In front of the police station we waited to hear if we would be able to make it to Croix-des-Bouquets (just two or three miles from our location) and the orphanage that night or if we would find a hotel or sleep at the police station. As the sun began to set, I became less hopeful that we would make it to Lifeline that evening. The assistant to the mayor of Tabarre attempted to help us find lodging at a hotel so that at least we could have beds and showers, but each of the roads we attempted to go down was blocked by people and burning tires.

Our driver, who had not been lost but trying to figure out what was going on, made the call that we would sleep at the police station. He took our safety seriously and wasn’t going to risk trying a third hotel. So we all got comfortable, found a roll of toilet paper in the team bags, sent two of the Haitian boys out for water for the team, and began to make peanut butter and jelly sandwiches for everyone out of the team food. At this point, it was only about 8:30 in the evening. It was warm, we were all exhausted and dirty from a long day of travel, and the metal bed of an Isuzu truck does not make for the most comfortable resting place. But God gave our team incredible peace and everyone rolled with the change of plans. People were anxious and uncertain, but they chose to trust God and to trust their team leaders to make the best decisions they could.

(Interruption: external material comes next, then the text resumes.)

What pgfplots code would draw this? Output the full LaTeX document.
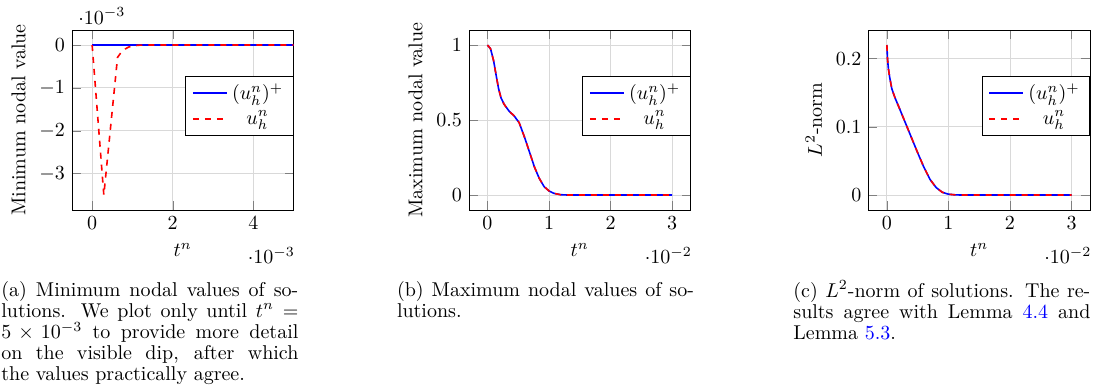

From every corner on the horizon we could see the black smoke of tires burning. On the other side of the police station wall a fire raged and the smoke blew thick above us. At one point rocks were thrown over the station walls, gunshots were fired, and the police rushed us all into a bus parked near us. It was enclosed (unlike the truck) and blocked on two sides by shipping containers, providing better protection for the team.

Over time, the fire outside the wall died down and the streets quieted. At one point I could hear music where the fire once raged. I couldn’t tell if it was voodoo, or just demonstrators celebrating. Some of us settled in on the bus and attempted sleep with varying degrees of success.  Others made beds on the back of the truck and attempted sleep under the blinding spot light illuminating the parking lot.

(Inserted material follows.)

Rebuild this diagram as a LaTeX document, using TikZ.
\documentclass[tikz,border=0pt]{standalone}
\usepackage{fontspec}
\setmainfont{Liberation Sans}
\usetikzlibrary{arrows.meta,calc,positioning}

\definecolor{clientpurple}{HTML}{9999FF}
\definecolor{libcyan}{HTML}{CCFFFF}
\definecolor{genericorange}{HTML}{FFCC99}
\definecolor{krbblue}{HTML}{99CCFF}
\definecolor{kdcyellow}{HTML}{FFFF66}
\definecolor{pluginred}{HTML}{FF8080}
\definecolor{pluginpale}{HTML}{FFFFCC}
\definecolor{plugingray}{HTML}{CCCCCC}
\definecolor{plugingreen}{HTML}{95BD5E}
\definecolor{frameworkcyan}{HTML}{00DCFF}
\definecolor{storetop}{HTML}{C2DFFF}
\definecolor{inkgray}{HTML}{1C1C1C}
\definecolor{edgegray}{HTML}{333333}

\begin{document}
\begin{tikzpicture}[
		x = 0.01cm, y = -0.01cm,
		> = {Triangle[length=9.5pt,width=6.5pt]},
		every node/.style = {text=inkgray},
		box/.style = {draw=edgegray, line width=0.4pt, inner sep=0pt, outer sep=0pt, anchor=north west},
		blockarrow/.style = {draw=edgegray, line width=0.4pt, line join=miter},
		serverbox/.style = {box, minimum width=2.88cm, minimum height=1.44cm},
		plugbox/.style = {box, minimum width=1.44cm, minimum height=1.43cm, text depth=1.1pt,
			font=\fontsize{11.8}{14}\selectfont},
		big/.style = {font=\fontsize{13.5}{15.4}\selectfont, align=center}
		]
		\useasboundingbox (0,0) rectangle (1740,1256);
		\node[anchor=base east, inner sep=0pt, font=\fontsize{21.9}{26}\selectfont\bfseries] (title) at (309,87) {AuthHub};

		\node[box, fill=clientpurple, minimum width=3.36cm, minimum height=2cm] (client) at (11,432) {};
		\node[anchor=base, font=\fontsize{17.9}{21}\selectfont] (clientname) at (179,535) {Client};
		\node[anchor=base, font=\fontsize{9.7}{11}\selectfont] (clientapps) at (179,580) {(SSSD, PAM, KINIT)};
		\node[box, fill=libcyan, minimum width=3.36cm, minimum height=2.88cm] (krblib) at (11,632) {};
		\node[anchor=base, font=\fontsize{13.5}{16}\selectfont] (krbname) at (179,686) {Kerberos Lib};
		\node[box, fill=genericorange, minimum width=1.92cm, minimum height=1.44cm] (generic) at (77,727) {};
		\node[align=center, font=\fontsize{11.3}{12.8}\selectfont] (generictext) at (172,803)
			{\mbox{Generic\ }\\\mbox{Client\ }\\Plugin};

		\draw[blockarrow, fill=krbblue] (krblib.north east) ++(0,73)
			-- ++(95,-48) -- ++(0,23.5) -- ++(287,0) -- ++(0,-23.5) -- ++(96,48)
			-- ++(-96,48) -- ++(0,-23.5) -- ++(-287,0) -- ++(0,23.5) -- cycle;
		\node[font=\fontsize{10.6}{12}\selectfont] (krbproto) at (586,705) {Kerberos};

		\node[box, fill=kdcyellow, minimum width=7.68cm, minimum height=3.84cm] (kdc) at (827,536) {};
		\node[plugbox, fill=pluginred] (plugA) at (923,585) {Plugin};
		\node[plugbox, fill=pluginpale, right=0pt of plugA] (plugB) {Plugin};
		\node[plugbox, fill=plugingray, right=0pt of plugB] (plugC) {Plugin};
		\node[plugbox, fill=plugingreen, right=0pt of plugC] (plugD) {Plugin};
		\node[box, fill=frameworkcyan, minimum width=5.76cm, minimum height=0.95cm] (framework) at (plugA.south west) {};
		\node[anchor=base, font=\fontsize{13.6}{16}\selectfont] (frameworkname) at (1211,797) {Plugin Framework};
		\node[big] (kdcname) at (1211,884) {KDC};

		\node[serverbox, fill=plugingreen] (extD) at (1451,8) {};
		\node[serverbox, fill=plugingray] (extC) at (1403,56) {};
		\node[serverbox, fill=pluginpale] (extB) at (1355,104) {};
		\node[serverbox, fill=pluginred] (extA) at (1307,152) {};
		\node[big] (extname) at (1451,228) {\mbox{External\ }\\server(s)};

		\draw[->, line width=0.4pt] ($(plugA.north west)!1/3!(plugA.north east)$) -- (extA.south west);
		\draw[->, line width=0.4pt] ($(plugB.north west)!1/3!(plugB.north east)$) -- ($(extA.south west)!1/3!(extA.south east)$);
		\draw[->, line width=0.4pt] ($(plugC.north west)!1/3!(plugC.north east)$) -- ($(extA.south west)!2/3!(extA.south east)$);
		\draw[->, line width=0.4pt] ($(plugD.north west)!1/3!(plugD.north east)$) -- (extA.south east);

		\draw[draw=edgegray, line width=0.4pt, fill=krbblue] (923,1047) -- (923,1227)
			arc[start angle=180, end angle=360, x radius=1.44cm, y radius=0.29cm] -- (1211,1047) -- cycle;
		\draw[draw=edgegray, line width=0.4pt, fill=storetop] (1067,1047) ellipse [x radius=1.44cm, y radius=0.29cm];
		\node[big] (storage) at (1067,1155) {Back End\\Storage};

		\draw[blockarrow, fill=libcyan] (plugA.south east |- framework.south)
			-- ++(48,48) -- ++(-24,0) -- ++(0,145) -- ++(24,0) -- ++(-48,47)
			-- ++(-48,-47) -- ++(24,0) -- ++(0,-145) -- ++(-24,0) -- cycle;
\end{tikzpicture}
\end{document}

I woke up around four am and found our friend and translator Gemima (a last minute add to the team) up talking to the police officers. The streets were silent around us. No one was out. I wanted to see us attempt a move to the orphanage sooner, rather than later, but we needed an escort to do it safely. She attempted to negotiate on our behalf and at first was told we would have to wait on the police chief who wasn’t answering his phone, then some further chatter happened and we were told that our escort was “gearing up”. I confirmed that we were in fact attempting to move the team to Lifeline and proceeded to wake everyone and get them to the truck. We watched as officers put on bullet-proof vests, prepared multiple weapons, donned helmets and masks, and loaded into a pick-up truck. We prayed for God’s protection and pulled out of the parking lot.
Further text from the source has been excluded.